The Second Amendment was based partially on the right to keep and bear arms in English common law and was influenced by the English Bill of Rights of 1689. Sir William Blackstone described this right as an auxiliary right, supporting the natural rights of self-defense, resistance to oppression, and the civic duty to act in concert in defense of the state.[8]

I have not able to find any documentation that this was taken into consideration at the time of the drafting and ratification of the 2n Amendment, although it would have been common knowledge. Even so, the Bill of Rights applied to the federal government and not the states. The power to regulate firearms would still have rested with the states absent a prohibition. Then 2nd amendment seems to suggest this is putting the right to arms under the organization of militias.


Tom Hickey said...


In United States v. Cruikshank (1876), the Supreme Court of the United States ruled that, "The right to bear arms is not granted by the Constitution; neither is it in any manner dependent upon that instrument for its existence" and limited the applicability of the Second Amendment to the federal government.[9] In United States v. Miller (1939), the Supreme Court ruled that the federal government and the states could limit any weapon types not having a "reasonable relationship to the preservation or efficiency of a well regulated militia."[10][11]
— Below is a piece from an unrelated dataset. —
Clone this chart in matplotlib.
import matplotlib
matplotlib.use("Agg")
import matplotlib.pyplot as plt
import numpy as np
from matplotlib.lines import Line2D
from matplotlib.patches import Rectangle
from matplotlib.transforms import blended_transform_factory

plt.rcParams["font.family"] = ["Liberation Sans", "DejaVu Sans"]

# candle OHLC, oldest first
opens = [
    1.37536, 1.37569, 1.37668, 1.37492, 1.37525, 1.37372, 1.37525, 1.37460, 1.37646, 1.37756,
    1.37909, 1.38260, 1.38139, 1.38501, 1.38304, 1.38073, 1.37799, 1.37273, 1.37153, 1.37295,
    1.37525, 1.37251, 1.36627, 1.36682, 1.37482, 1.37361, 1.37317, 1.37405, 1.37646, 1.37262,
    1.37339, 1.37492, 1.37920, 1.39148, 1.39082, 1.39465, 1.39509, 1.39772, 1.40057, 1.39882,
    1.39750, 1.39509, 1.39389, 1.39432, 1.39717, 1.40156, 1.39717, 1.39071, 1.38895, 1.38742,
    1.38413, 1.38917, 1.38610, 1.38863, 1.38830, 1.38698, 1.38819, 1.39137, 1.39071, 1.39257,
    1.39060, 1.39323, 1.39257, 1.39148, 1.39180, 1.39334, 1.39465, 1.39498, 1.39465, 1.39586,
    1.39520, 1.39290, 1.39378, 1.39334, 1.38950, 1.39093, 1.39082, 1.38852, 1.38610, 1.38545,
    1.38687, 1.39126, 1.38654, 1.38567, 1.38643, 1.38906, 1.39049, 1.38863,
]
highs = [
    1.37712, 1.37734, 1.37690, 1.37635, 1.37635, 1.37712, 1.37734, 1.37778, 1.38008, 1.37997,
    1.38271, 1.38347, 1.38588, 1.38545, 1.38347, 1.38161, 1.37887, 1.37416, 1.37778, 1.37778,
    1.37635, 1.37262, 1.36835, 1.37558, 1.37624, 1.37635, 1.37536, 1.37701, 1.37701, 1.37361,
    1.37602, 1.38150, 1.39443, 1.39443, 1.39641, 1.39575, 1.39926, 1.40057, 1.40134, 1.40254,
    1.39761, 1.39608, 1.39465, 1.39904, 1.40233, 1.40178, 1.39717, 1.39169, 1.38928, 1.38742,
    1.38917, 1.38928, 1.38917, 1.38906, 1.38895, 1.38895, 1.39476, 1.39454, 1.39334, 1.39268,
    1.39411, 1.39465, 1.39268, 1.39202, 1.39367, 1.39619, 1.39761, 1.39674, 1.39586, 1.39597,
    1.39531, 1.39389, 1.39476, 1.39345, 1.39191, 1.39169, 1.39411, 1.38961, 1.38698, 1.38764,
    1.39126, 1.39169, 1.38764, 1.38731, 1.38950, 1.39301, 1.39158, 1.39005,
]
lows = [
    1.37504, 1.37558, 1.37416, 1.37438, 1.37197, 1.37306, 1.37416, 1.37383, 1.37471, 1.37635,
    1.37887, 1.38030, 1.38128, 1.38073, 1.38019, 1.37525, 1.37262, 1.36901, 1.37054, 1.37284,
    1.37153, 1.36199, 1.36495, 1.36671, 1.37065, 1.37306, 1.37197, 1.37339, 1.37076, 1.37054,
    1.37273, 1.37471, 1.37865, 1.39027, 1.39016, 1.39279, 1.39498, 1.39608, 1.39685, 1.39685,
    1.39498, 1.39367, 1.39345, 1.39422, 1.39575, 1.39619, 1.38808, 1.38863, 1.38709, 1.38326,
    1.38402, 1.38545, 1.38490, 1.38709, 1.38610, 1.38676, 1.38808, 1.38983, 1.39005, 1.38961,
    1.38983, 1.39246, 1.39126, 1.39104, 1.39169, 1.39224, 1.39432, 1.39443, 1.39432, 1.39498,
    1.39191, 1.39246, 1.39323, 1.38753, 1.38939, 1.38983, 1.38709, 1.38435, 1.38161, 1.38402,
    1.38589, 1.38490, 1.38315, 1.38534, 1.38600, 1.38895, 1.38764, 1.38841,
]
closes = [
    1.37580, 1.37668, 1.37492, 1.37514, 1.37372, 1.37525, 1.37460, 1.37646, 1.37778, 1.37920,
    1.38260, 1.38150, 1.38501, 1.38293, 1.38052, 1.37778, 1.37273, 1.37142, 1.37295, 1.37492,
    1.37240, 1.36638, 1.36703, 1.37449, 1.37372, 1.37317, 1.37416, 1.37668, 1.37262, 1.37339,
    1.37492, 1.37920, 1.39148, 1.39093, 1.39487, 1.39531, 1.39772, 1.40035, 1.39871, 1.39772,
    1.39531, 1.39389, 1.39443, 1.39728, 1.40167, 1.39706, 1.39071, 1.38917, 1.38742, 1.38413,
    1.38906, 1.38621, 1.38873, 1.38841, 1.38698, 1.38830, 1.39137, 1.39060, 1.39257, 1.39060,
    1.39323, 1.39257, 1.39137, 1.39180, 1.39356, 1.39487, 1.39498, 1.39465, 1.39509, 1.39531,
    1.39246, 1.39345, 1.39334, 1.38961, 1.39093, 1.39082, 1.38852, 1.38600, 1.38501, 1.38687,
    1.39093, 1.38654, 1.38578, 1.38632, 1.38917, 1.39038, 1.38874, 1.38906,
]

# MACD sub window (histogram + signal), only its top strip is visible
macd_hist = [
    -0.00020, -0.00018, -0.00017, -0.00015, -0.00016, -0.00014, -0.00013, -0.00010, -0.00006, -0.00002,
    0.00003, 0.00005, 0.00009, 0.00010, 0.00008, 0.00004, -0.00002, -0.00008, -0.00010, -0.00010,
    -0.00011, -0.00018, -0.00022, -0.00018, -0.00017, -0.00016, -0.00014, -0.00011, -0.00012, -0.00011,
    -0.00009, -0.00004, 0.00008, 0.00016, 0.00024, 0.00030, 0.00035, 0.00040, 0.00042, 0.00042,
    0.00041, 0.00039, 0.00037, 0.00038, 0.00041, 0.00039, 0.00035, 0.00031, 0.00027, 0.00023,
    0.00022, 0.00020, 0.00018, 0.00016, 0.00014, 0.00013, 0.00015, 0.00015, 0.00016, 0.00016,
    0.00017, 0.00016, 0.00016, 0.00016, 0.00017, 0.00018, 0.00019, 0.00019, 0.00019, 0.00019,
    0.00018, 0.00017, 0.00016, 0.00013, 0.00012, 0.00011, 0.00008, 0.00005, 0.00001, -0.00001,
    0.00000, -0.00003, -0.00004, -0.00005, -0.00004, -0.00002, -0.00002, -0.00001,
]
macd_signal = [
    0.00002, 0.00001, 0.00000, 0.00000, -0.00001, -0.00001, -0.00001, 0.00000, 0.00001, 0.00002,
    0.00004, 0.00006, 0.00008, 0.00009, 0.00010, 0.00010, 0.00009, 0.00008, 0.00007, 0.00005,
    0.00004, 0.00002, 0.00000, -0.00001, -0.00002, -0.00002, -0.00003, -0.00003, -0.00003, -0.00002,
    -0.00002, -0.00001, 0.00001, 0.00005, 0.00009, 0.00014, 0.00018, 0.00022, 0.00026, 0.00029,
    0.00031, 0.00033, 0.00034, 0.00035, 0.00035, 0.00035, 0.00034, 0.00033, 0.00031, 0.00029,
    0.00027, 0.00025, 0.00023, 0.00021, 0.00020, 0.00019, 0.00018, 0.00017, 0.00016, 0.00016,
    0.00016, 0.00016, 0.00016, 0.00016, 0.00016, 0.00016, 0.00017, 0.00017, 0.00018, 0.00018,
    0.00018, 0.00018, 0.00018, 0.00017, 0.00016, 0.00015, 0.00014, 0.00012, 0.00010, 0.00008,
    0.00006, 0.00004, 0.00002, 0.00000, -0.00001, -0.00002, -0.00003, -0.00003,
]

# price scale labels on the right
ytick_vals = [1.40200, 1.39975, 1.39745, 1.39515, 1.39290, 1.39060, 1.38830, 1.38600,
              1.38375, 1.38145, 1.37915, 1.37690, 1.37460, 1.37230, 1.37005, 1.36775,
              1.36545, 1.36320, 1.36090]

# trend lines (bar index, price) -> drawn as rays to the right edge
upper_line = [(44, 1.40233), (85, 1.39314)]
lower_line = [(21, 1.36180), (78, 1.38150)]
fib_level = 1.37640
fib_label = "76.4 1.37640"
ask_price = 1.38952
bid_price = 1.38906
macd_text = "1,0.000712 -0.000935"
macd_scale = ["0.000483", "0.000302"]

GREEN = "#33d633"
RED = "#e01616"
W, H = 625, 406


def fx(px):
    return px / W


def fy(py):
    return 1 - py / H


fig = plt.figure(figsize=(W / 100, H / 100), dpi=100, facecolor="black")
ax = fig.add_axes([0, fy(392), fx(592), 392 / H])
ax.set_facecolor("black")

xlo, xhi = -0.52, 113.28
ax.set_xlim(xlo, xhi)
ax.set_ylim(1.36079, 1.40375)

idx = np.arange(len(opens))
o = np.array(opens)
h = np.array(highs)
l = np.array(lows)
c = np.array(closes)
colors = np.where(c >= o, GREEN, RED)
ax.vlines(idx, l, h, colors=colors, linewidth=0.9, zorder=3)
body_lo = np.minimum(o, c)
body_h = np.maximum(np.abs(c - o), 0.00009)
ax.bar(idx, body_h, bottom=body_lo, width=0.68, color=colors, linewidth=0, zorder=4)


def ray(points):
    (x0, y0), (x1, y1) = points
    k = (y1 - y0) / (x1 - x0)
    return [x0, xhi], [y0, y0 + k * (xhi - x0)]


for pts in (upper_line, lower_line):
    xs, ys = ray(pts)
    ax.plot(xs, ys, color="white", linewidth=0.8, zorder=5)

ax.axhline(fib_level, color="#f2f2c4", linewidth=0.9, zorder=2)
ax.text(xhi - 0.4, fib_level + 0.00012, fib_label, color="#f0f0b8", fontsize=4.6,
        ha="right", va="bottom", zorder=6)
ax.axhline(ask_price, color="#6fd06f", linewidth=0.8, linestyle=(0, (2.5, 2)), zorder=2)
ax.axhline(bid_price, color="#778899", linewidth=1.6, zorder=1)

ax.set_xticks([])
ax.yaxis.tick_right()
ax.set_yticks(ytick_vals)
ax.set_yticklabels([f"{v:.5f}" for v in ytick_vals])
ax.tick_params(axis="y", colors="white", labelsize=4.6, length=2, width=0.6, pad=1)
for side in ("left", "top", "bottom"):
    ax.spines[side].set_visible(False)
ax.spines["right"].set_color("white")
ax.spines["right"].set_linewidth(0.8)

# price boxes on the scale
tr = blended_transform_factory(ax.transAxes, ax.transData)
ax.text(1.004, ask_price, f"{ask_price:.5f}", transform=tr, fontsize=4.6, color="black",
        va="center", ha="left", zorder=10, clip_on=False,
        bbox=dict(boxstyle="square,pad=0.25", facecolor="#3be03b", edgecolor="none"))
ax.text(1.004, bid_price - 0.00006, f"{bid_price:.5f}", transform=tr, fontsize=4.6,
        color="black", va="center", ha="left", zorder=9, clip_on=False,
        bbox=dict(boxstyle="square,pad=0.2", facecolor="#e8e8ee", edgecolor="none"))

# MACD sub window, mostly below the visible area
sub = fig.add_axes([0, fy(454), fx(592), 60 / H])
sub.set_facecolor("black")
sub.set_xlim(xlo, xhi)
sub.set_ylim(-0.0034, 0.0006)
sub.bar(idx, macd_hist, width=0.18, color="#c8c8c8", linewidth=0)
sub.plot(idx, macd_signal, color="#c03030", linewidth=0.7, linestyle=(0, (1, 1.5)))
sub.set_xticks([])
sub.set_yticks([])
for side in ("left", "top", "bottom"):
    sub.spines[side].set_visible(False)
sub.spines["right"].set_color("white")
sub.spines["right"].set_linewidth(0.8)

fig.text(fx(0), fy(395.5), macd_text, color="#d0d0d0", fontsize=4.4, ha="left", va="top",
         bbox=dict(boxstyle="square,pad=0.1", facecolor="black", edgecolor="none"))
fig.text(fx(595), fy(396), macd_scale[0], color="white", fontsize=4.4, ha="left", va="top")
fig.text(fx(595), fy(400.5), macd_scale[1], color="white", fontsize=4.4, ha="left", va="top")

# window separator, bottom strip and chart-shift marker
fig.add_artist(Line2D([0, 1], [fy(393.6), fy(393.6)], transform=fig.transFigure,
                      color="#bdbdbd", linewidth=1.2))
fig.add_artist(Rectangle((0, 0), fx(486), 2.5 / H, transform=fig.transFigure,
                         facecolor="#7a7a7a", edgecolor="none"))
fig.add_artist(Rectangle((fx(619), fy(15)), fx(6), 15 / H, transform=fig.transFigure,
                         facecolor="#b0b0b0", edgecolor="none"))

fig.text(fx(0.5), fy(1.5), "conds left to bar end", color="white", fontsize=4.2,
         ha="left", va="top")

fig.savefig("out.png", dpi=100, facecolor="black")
In the twenty-first century, the amendment has been subjected to renewed academic inquiry and judicial interest.[11] In District of Columbia v. Heller (2008), the Supreme Court handed down a landmark decision that held the amendment protects an individual right to possess and carry firearms.[12][13] In McDonald v. Chicago (2010), the Court clarified its earlier decisions that limited the amendment's impact to a restriction on the federal government, expressly holding that the Fourteenth Amendment applies the Second Amendment to state and local governments to the same extent that the Second Amendment applies to the federal government.[14] In Caetano v. Massachusetts (2016), the Supreme Court reiterated its earlier rulings that "the Second Amendment extends, prima facie, to all instruments that constitute bearable arms, even those that were not in existence at the time of the founding" and that its protection is not limited to "only those weapons useful in warfare".[15]

Six said...

"Many other countries have more guns per head than the US, yet have almost no gun crime."

Which countries do you speak of?

John said...

Six, I was under the erroneous belief Canada and Switzerland had higher rates of gun ownership per head. Checking it out, that is completely, completely wrong. Apologies for that. I should have checked first. In fact the US is way out in the lead, but not unusually so. For instance the US has about four times more guns per head than Austria, but that doesn't translate into a similar difference in gun crime. The number of guns per head in the US is probably skewed by the fact that American gun enthusiasts having very many guns, so the raw figure may be misleading.


However, this doesn't explain why the rate of gun crime in the US is simply off the spectrum. For example, Serbia is number two in the list of guns per head and Switzerland is number four. The US has about 50% more guns per head than Serbia, and has about 150% more guns per head than Switzerland. But the rate of gun crime in Serbia is not, say, 50% less, nor is it 150% less in Switzerland. The rate of gun crime in comparison to other western countries is a real anomaly. Similarly when compared with Norway, France, Austria, etc. There is relatively little gun crime in most western countries. In contrast, the level of gun crime in the US is shockingly high. Canada is very similar to the US in many ways - and it isn't obvious if you crossed the border which country you were in. The people, culture, society, countries and general levels of crime are very similar, but the level of *gun* crime is very different.

Six said...

I can't say for certain, John. It's dropped steadily over the last 20 years, but it's still disturbingly high.

Six said...

Perhaps desperate people do desperate things and you throw guns into the mix, bad things happen? I'm sure that's a vast over simplification.